DATA EXTRACT:
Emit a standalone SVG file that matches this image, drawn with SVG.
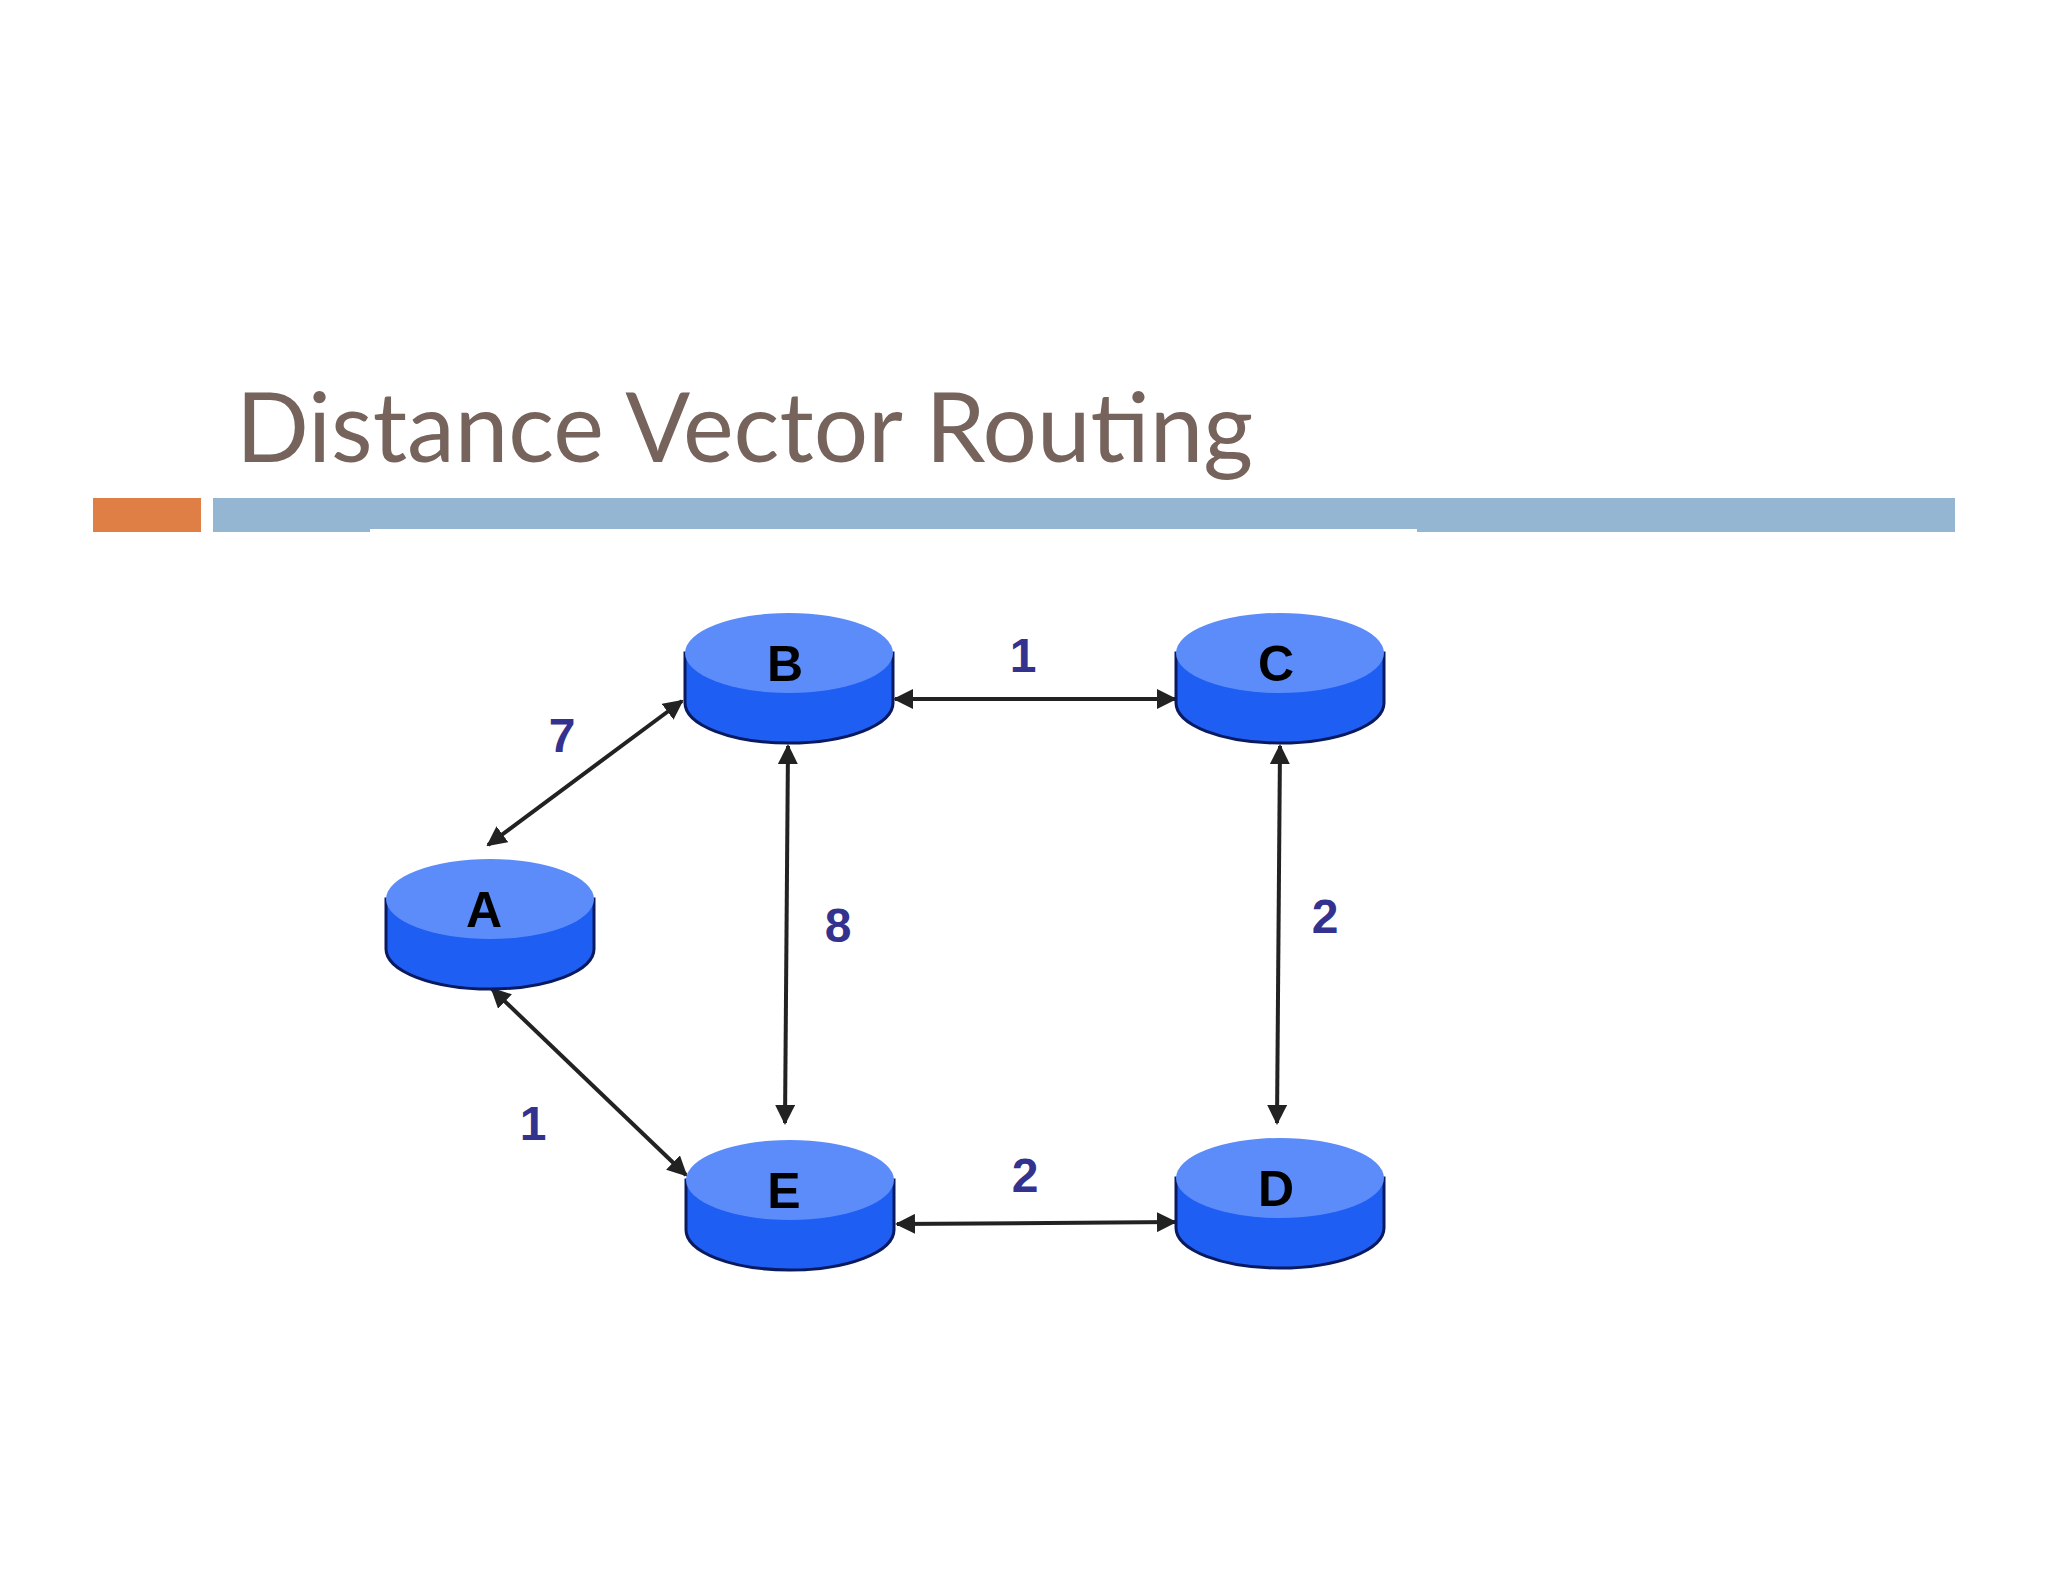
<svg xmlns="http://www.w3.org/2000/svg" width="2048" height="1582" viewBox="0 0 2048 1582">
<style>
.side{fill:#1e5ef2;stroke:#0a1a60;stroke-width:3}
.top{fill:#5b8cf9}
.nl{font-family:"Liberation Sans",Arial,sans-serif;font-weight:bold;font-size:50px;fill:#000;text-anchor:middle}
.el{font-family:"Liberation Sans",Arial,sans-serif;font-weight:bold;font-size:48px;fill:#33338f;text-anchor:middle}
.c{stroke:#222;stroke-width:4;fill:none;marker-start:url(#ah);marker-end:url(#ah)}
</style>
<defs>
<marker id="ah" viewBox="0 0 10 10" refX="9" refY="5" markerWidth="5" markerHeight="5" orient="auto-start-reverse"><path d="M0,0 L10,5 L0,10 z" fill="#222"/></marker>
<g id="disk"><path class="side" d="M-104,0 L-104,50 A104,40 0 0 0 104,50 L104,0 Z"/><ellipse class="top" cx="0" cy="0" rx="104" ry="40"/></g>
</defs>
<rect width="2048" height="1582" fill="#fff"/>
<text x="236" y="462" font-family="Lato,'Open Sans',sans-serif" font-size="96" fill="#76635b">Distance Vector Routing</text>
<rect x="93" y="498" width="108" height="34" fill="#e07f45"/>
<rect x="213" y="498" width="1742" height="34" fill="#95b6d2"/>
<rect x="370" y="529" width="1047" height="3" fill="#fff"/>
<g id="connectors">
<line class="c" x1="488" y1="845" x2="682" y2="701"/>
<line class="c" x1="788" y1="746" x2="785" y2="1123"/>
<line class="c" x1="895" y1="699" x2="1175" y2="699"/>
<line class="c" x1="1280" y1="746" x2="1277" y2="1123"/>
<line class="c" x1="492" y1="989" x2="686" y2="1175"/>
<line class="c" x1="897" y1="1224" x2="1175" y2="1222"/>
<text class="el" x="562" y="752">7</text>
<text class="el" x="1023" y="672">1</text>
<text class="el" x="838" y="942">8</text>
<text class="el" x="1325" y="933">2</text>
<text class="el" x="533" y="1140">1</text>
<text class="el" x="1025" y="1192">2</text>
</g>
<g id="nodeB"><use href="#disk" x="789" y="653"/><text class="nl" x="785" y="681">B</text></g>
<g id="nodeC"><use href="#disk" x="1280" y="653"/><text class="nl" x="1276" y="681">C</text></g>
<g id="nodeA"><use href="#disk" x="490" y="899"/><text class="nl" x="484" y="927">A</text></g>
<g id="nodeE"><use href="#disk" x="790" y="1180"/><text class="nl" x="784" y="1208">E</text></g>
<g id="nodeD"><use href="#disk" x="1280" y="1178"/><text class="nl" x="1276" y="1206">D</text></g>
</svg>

TASK BRIEF: Every line above should be returned exactly; the pictures stay out.

SOLUTION:
Emit a standalone SVG file that matches this image, drawn with SVG.
<svg xmlns="http://www.w3.org/2000/svg" width="2048" height="1582" viewBox="0 0 2048 1582">
<style>
.side{fill:#1e5ef2;stroke:#0a1a60;stroke-width:3}
.top{fill:#5b8cf9}
.nl{font-family:"Liberation Sans",Arial,sans-serif;font-weight:bold;font-size:50px;fill:#000;text-anchor:middle}
.el{font-family:"Liberation Sans",Arial,sans-serif;font-weight:bold;font-size:48px;fill:#33338f;text-anchor:middle}
.c{stroke:#222;stroke-width:4;fill:none;marker-start:url(#ah);marker-end:url(#ah)}
</style>
<defs>
<marker id="ah" viewBox="0 0 10 10" refX="9" refY="5" markerWidth="5" markerHeight="5" orient="auto-start-reverse"><path d="M0,0 L10,5 L0,10 z" fill="#222"/></marker>
<g id="disk"><path class="side" d="M-104,0 L-104,50 A104,40 0 0 0 104,50 L104,0 Z"/><ellipse class="top" cx="0" cy="0" rx="104" ry="40"/></g>
</defs>
<rect width="2048" height="1582" fill="#fff"/>
<text x="236" y="462" font-family="Lato,'Open Sans',sans-serif" font-size="96" fill="#76635b">Distance Vector Routing</text>
<rect x="93" y="498" width="108" height="34" fill="#e07f45"/>
<rect x="213" y="498" width="1742" height="34" fill="#95b6d2"/>
<rect x="370" y="529" width="1047" height="3" fill="#fff"/>
<g id="connectors">
<line class="c" x1="488" y1="845" x2="682" y2="701"/>
<line class="c" x1="788" y1="746" x2="785" y2="1123"/>
<line class="c" x1="895" y1="699" x2="1175" y2="699"/>
<line class="c" x1="1280" y1="746" x2="1277" y2="1123"/>
<line class="c" x1="492" y1="989" x2="686" y2="1175"/>
<line class="c" x1="897" y1="1224" x2="1175" y2="1222"/>
<text class="el" x="562" y="752">7</text>
<text class="el" x="1023" y="672">1</text>
<text class="el" x="838" y="942">8</text>
<text class="el" x="1325" y="933">2</text>
<text class="el" x="533" y="1140">1</text>
<text class="el" x="1025" y="1192">2</text>
</g>
<g id="nodeB"><use href="#disk" x="789" y="653"/><text class="nl" x="785" y="681">B</text></g>
<g id="nodeC"><use href="#disk" x="1280" y="653"/><text class="nl" x="1276" y="681">C</text></g>
<g id="nodeA"><use href="#disk" x="490" y="899"/><text class="nl" x="484" y="927">A</text></g>
<g id="nodeE"><use href="#disk" x="790" y="1180"/><text class="nl" x="784" y="1208">E</text></g>
<g id="nodeD"><use href="#disk" x="1280" y="1178"/><text class="nl" x="1276" y="1206">D</text></g>
</svg>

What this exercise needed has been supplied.